ERP implementation is a critical business endeavor that requires careful planning and foresight. It involves not just the installation of the ERP software itself, but also the preparation and migration of data, mapping out various business processes, and training employees on how to use the system successfully, and take advantage of all of its many benefits. More important, ERP implementation requires careful monitoring, measuring, and tracking of key performance indicators (KPIs).
As ERP is a complex software that involves every level of a company’s operations, it’s necessary to have a good understanding – a good, strong grasp of your organization’s structure and its plusses and minuses. But before you take the plunge, what you need first, is to build a step-by-step ERP implementation calendar to help you stay on track, from start to finish.
After tens of thousands of successful ERP implementation projects of varying sizes and scopes, we’d like to share the most important steps of ERP implementation:
- Identify business workflow and conduct a needs assessment. A workflow design helps you to document your organizational processes, and identify key bottlenecks that might be stopping you from achieving efficient automation. A prerequisite for conducting a needs assessment, a workflow design will help establish the need for ERP deployment. Once you identify the need for ERP implementation, you can start building your implementation calendar in conjunction with your change management team.
- Assemble a change management team. Build a technical team consisting of employees who understand your organization’s technical and operational strengths and weaknesses. This team usually consists of a project manager, an applications analyst, and a QA tester. The change management team’s objective is to help your organization make a smooth transition to using a new ERP within the planned timeframe. Most businesses may not have qualified staff to fill these roles and may need the assistance of a professional ERP consultant, the services of which are also provided by your ERP software vendor.
- Identify, measure, and track KPIs. ERP implementation brings dramatic changes to an organization’s workflow. As a result, there might be changes in productivity, and it’s necessary to have a reliable tracking mechanism in place. This involves identifying key performance indicators and establishing methods to measure and track these KPIs. Important KPIs help measure budget and performance-related metrics, production targets, return on investment (ROI), customer satisfaction, employee productivity, and sales figures.
- Identify suitable vendors and ERP products. Vendors usually offer ERP on three different delivery models: on-premise, hybrid, and cloud based. Carefully assess and identify the vendor that you would like to work with, and choose an ERP solution based on your needs assessment. Vendor selection must depend on the cost, product features and functionality, and the subsequent consultancy process. It’s important to choose a vendor who is accommodating, one who can meet your unique business needs, with an open, flexible and scalable ERP system – that can grow as your business grows.
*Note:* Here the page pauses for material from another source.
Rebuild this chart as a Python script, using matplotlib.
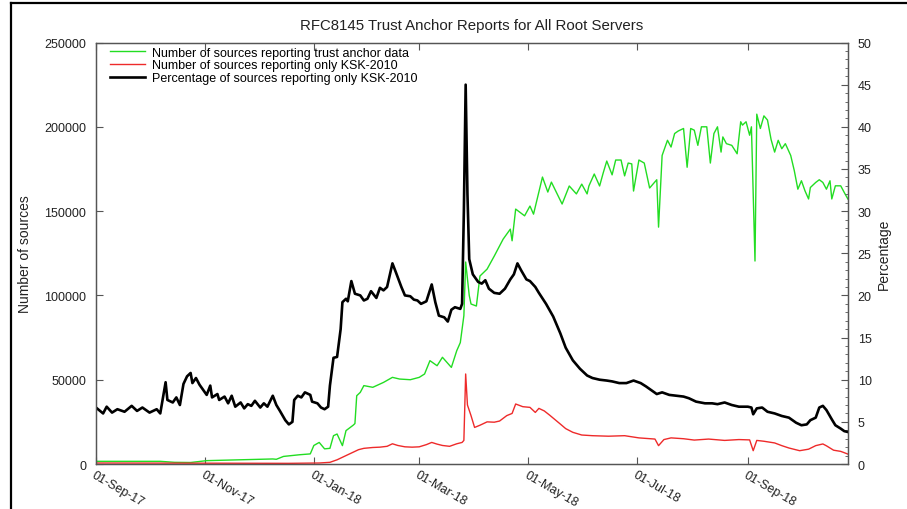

- Cleanse your data and prepare for migration. Organizations often use multiple standalone software programs to run multiple business operations. These software tools generate data in different formats, resulting in repetitions, duplications, and redundancy. Data migration involves cleaning, restructuring, and preparing these disparate databases, readying them for the new ERP.
- Focus on staff training and establishing communication with vendor support. Compulsory staff training should be conducted in coordination with your ERP vendor. This is also an opportunity to learn user roles and access management of the various ERP modules. Staff training is also imperative to identify possible drawbacks of the system, and of the workflow. Role-based training, feedback mechanisms, and clear communication channels with ERP tech support must be established.
- Go live. The final step in your ERP implementation is to go live. However, going live, meaning, when your ERP system is up and running, doesn’t bring ERP implementation to a halt. On the contrary, it’s a crucial phase during which businesses can identify the weaknesses of the ERP system within the context of their organizational workflow. It’s also an important opportunity to identify critical areas which need further customization and tech support.
Patience IS a virtue during ERP implementation
ERP implementation cannot (and does not) take place overnight, and it requires careful planning and deliberation. It’s imperative that you have a step-by-step implementation strategy in place so that key performance indicators can be tracked and measured along the way. It’s also important to seek the right advice, and engage in a well thought out, well-structured consultation process with all parties involved, and onboard.
Last but not the least, companies should ensure that they track ERP performance, and revert back to their vendor whenever necessary, for further customizations and assistance. Simply put, a structured and planned ERP implementation reduces the risk of failures and bottlenecks, and in turn, enhances the success of deployment across your organization.